Tuesday, March 19, 2019

Dreams and Nightmares (2015)

Book Review from the March 2015 issue of the Socialist Standard

David Goodhart: The British Dream: Successes and Failures of Post-War Immigration. Atlantic £9.99

This is a real mixed bag of a book, a curate’s egg as you might say. It combines some interesting observations about migration with some rather unconvincing arguments.

Goodhart points out that many of the outcomes of immigration to Britain were unplanned and not those envisaged; but this after all is what happens with much government legislation under capitalism. The Salman Rushdie affair of 1989, arising from the publication of his novel The Satanic Verses, led to a boost in the authority of Muslim leaders in Britain, and ‘began to mark out Muslims as a special, and in some ways especially problematic, minority’. Satellite television has played an important role in slowing down the integration of immigrants into mainstream British culture, as it enabled people to watch news and soaps from ‘back home’ (Turkey, for instance) rather than the BBC.

Goodhart sees himself as a Labour-supporting ‘progressive’ but as one impressed by Conservative politician David Willetts’ claim that cultural diversity undermines the legitimacy of a universal welfare state.

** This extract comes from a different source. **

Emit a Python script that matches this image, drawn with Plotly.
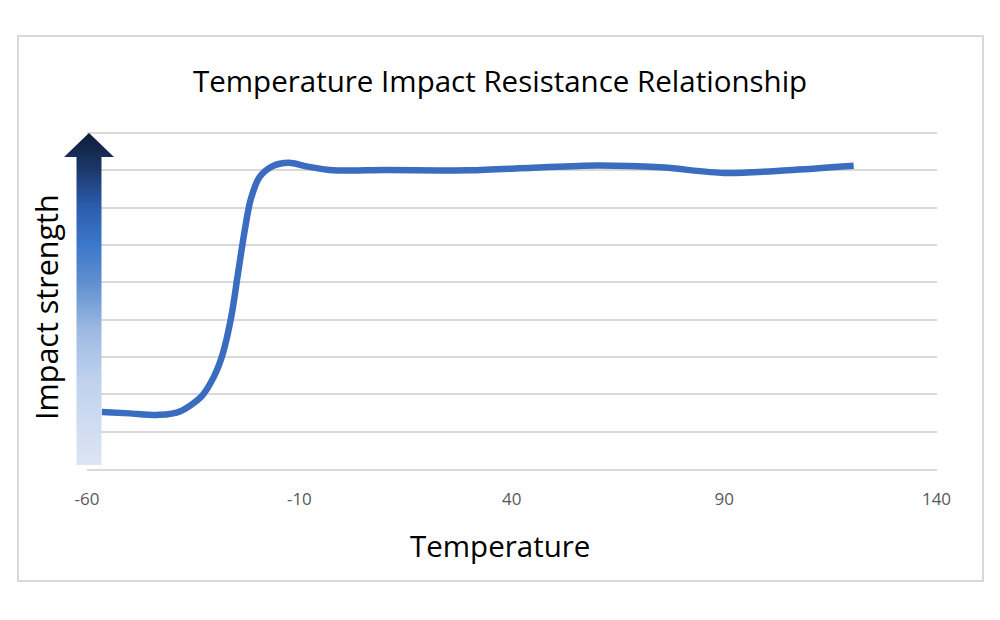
import plotly.graph_objects as go

# ---- data ----
temperature = [-56.5, -50, -43, -38, -33, -30, -28, -26, -24.5, -23, -21.5, -19.5, -16.5, -12.5,
               -8, -2, 10, 30, 45, 60, 75, 90, 105, 120.5]
impact_strength = [1.53, 1.49, 1.45, 1.55, 1.95, 2.5, 3.1, 4.1, 5.2, 6.3, 7.2, 7.8, 8.1, 8.2,
                   8.1, 8.0, 8.01, 8.0, 8.07, 8.13, 8.08, 7.93, 8.0, 8.12]
x_ticks = [-60, -10, 40, 90, 140]
y_gridlines = list(range(0, 10))

title_text = "Temperature Impact Resistance Relationship"
x_title = "Temperature"
y_title = "Impact strength"

# ---- layout geometry (pixels) ----
W, H = 1000, 620
BOX_L, BOX_R, BOX_T, BOX_B = 18, 983, 36, 581
PLOT_L, PLOT_R, PLOT_B = 87, 936.5, 469
Y_MAX = 9.05
PX_PER_UNIT = (469 - 133) / 9.0
PLOT_T = PLOT_B - Y_MAX * PX_PER_UNIT

pw = BOX_R - BOX_L
ph = BOX_B - BOX_T


def px_x(x):
    return (x - BOX_L) / pw


def px_y(y):
    return (BOX_B - y) / ph


fig = go.Figure()

# gradient arrow (decoration) on separate pixel axes
ax_c = 89
arrow_x = [ax_c - 12.5, ax_c + 12.5, ax_c + 12.5, ax_c + 25, ax_c, ax_c - 25, ax_c - 12.5, ax_c - 12.5]
arrow_y = [465, 465, 157, 157, 133, 157, 157, 465]
fig.add_trace(go.Scatter(
    x=arrow_x, y=arrow_y, xaxis="x2", yaxis="y2",
    mode="lines", fill="toself", line=dict(width=0, color="rgba(0,0,0,0)"),
    fillgradient=dict(type="vertical", start=133, stop=465,
                      colorscale=[[0.0, "#0e1c38"], [0.1, "#1a3566"], [0.22, "#2b5cac"],
                                  [0.33, "#3b76c8"], [0.45, "#5f8fd0"], [0.6, "#9fbbe3"],
                                  [0.75, "#c0d2ee"], [1.0, "#dde5f4"]]),
    hoverinfo="skip", showlegend=False,
))

# data line
fig.add_trace(go.Scatter(
    x=temperature, y=impact_strength, mode="lines",
    line=dict(color="#3a6cbf", width=6.5, shape="spline", smoothing=0.8),
    showlegend=False, hoverinfo="skip",
))

fig.update_layout(
    width=W, height=H, autosize=False,
    margin=dict(l=BOX_L, r=W - BOX_R, t=BOX_T, b=H - BOX_B, pad=0, autoexpand=False),
    paper_bgcolor="white", plot_bgcolor="rgba(0,0,0,0)",
    font=dict(family="Open Sans, Noto Sans, sans-serif", color="black"),
    xaxis=dict(
        domain=[px_x(PLOT_L), px_x(PLOT_R)],
        range=[x_ticks[0], x_ticks[-1]],
        tickvals=x_ticks, ticktext=[str(t) for t in x_ticks],
        showgrid=False, zeroline=False, automargin=False,
        showline=True, linecolor="#d9d9d9", linewidth=1.5,
        ticks="", ticklen=0, ticklabelstandoff=14,
        tickfont=dict(size=17, color="#595959"),
    ),
    yaxis=dict(
        domain=[px_y(PLOT_B), px_y(PLOT_T)],
        range=[0, Y_MAX], automargin=False,
        tickvals=y_gridlines, showticklabels=False,
        showgrid=True, gridcolor="#d9d9d9", gridwidth=1.5,
        zeroline=False, showline=False, ticks="",
    ),
    xaxis2=dict(domain=[0, 1], range=[BOX_L, BOX_R], anchor="y2", visible=False,
                fixedrange=True, automargin=False),
    yaxis2=dict(domain=[0, 1], range=[BOX_B, BOX_T], anchor="x2", visible=False,
                fixedrange=True, automargin=False),
    shapes=[dict(type="rect", xref="paper", yref="paper", x0=0, x1=1, y0=0, y1=1,
                 line=dict(color="#d9d9d9", width=2), fillcolor="rgba(0,0,0,0)", layer="below")],
    annotations=[
        dict(text=title_text, xref="paper", yref="paper", x=px_x(500), y=px_y(80),
             xanchor="center", yanchor="middle", showarrow=False,
             font=dict(size=29.5, color="black")),
        dict(text=x_title, xref="paper", yref="paper", x=px_x(500), y=px_y(545),
             xanchor="center", yanchor="middle", showarrow=False,
             font=dict(size=29.5, color="black")),
        dict(text=y_title, xref="paper", yref="paper", x=px_x(46), y=px_y(307),
             xanchor="center", yanchor="middle", showarrow=False, textangle=-90,
             font=dict(size=30.5, color="black")),
    ],
)

fig.write_html(
    "out.html",
    config={"displayModeBar": False},
    post_script="document.body.style.margin='0px';document.documentElement.style.overflow='hidden';",
)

This just illustrates how little difference there is between Labour and Tory policies, and it is also part of the current attack on benefits for those at the bottom of the pile. He observes that forty percent of ethnic minority Britons (not all of whom are immigrants, of course) are poor but he has little idea of the capitalist framework within which migration and the struggle for jobs and housing occur. He refers quite often to ‘the elite’, but this seems to mean the political and media establishment rather than the capitalist class. Moreover, last year’s Sunday Times Rich List featured nine immigrant individuals or families in its top twelve, but the extent of inequality gets almost no mention here.

The two biggest sets of arrivals in the last decade are Poles and Somalis, neither of whom Goodhart regards as ‘model immigrants’ (which presumably would mean causing no problems and producing plenty of profits for the owners of industry). The Poles are mostly hard workers but (though no real evidence for this is provided) have helped to drive down wages for the unskilled. Moreover they ‘mainly have a guest worker mentality and many have no particular interest in joining British society’. As for Somalis, they are highly dependent on welfare, and as a group have retreated into themselves. So refusing to integrate (whatever that might mean exactly) is seen as a major problem. Perhaps, if they lived in grand mansions in some posh part of London and consequently had little contact with the average worker, that kind of non-integration would be acceptable.